Dall’indagine di febbraio emerse, per esempio, che due membri dell’organizzazione accompagnavano le donne in strada ed erano pronti ad intervenire in caso di necessità. Le lavoratrici sono costrette a pagare questa protezione, ma nel momento in cui il cliente compra il servizio sessuale non vi è coercizione. È legittimo o meno contabilizzare solo la transazione finale e non la violenza a monte? Per coerenza, il nuovo Pil dovrebbe includere anche i servizi forniti dalle mafie, che rendono i mercati illegali più efficienti e sicuri.

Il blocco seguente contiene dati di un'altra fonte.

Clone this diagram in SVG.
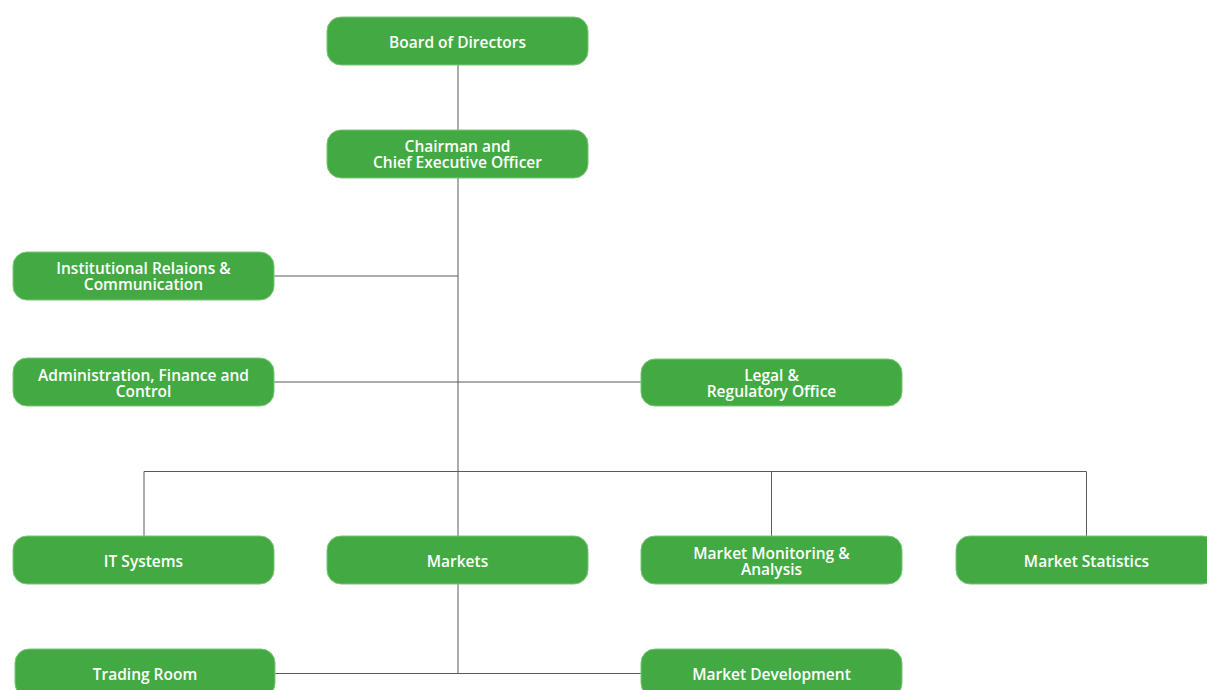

Le mafie governano questi ambiti con la violenza, senza rispetto per la giustizia e i diritti, ma producono ricchezza per alcuni (se il Messico contabilizzasse il traffico di droga, per esempio, il Pil di quel Paese crescerebbe in maniera esponenziale).
Il tempo a mia disposizione è scaduto. Marina sta per lasciare il tavolo del chiosco. Prima di salutarmi, mi chiede se sono nella posizione di assumere qualcuno. Purtroppo no, posso solo ascoltare. Delusa, si allontana in direzione della metro Loreto. Anche la canzone di Patti Smith è finita. Mentre torno al mio articolo, penso che la notte di Marina non appartiene agli amanti, ma alla contabilità nazionale.